Some writers like to point out that since the common calendar starts from the year 1, its first full decade contained the years from 1 to 10, the second decade from 11 to 20, and so on. The interval from the year 2001 to 2010 could thus be called the 201st decade, using ordinal numbers. However, contrary to practices in referencing centuries, ordinal references to decades are quite uncommon."
This is true, but for people that count 1..2..3, it's confusing at times!!!

Jesus. I thought I was done listening to (well, ok... reading) the nitpicking about this after all the 2000 vs. 2001 millennium shit.
If there's one thing I can't stand (and no offense intended, my lovelies... but this happens to be a pet peeve of mine...) is when people just HAVE to jump in and go "
technically, it isn't a new century until OH-ONE" or "

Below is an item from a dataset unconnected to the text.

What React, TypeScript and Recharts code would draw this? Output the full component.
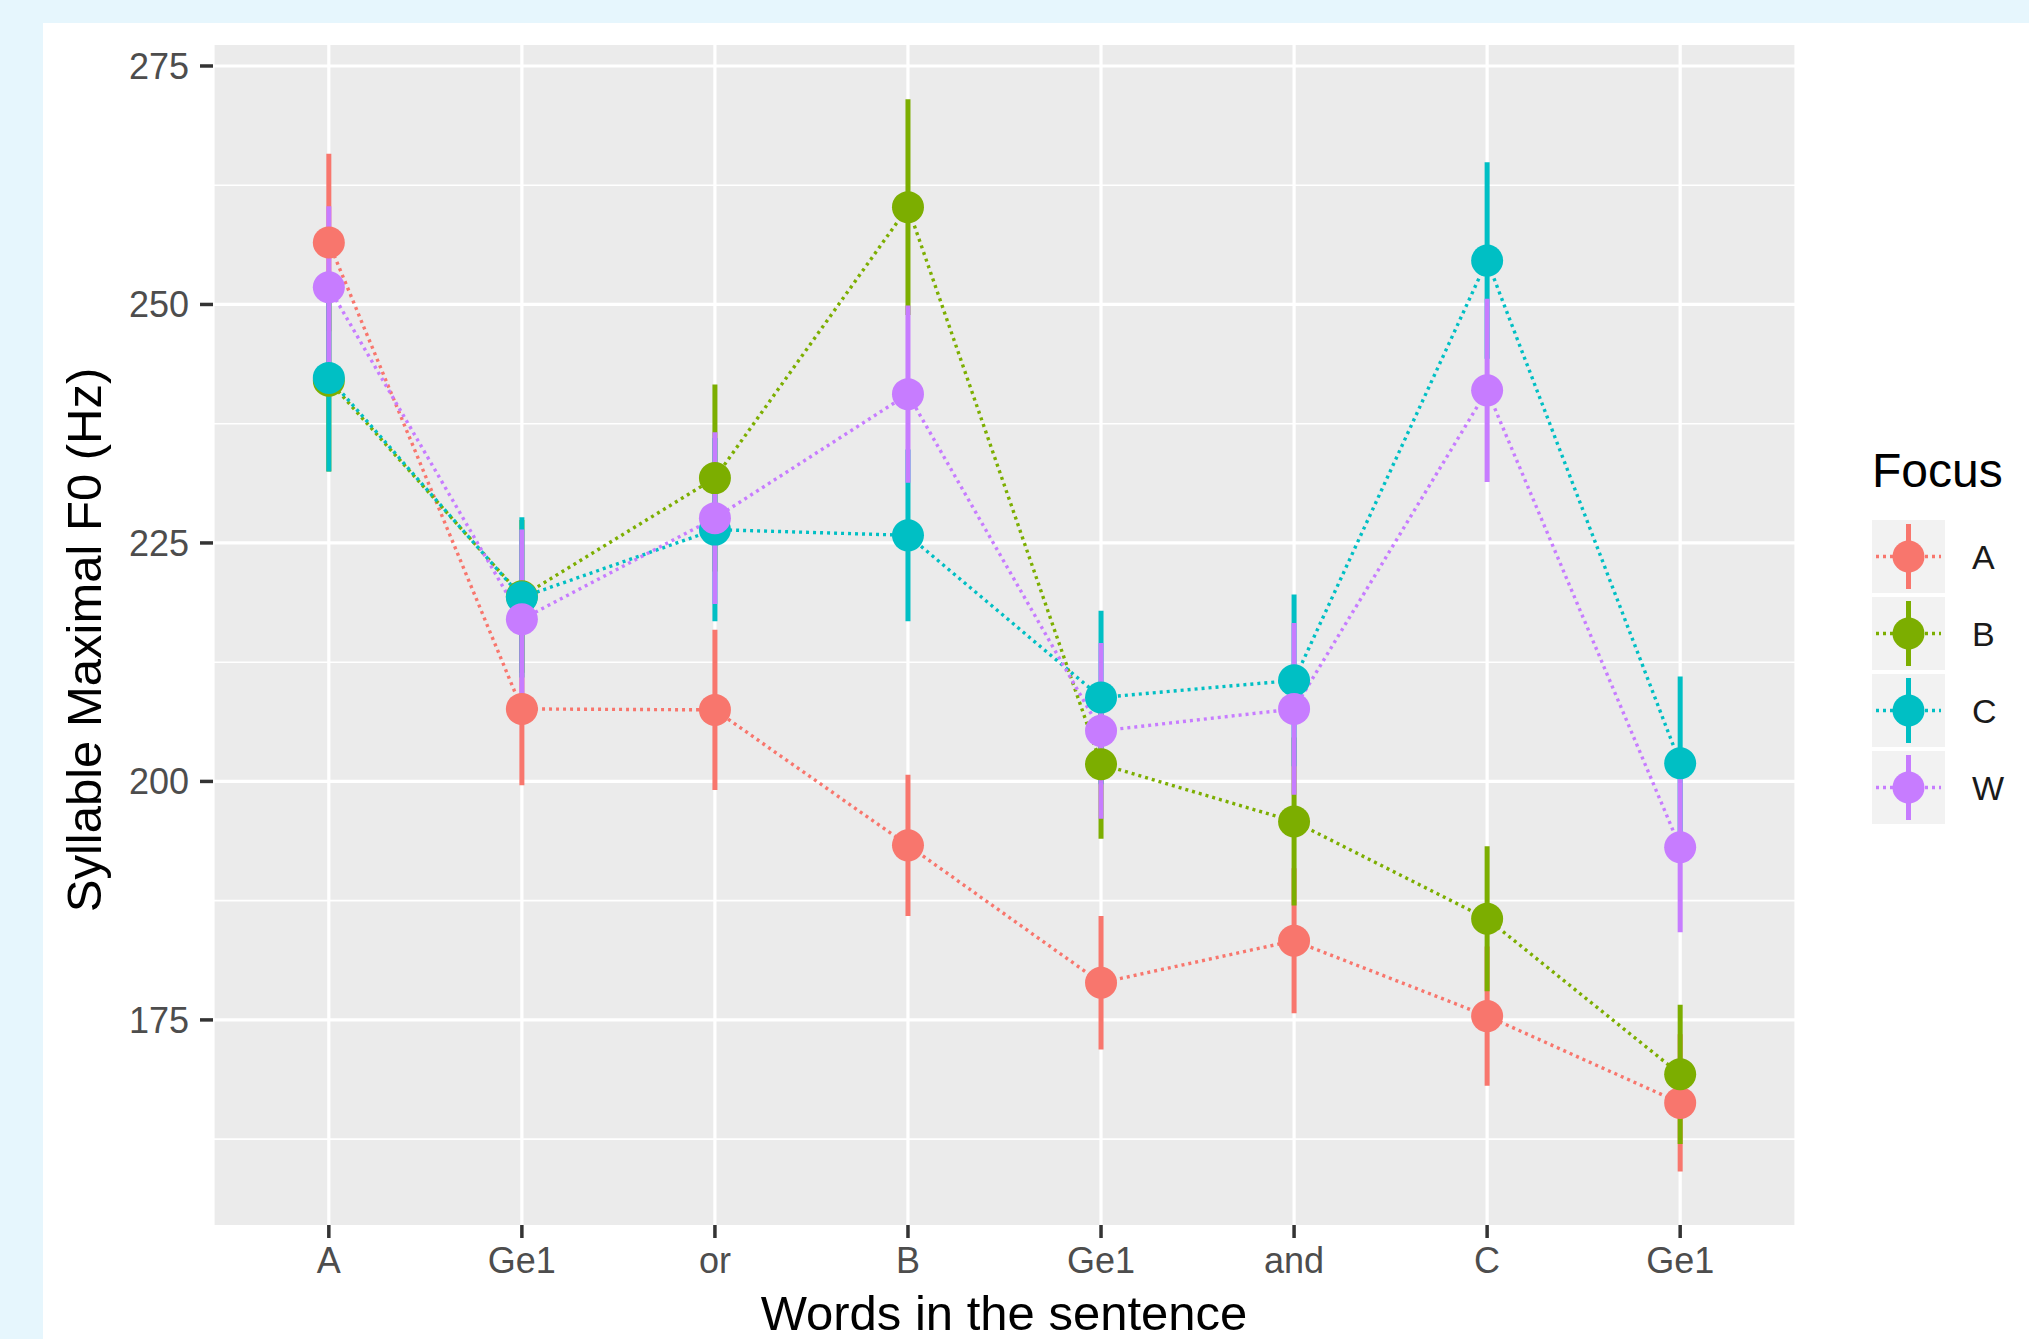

technically it isn't a new decade until TWENTY ELEVEN".
The fact is, we
know that. But we all group them differently when referring back to them anyway so what is the big deal if we group them that way when referring to the future? So,
technically 
1980 would still be part of the 70s, but
no one says that...
"I was born in the 70s.
"Really? What year?"
"1980"
You'd call that person a retardicus maximus for saying a think like that, even though "
technically" they'd be right. 98% of the planet refers to decades this way and most of us know it starts with the 1, but you always get the Smarty McFarty who has to pop up and go "um,
technically..."
If it works in past referece, then it works in present and future reference too. Next Friday begins a new decade (maybe not *AHEM* "
techically", but for general purposes, yes).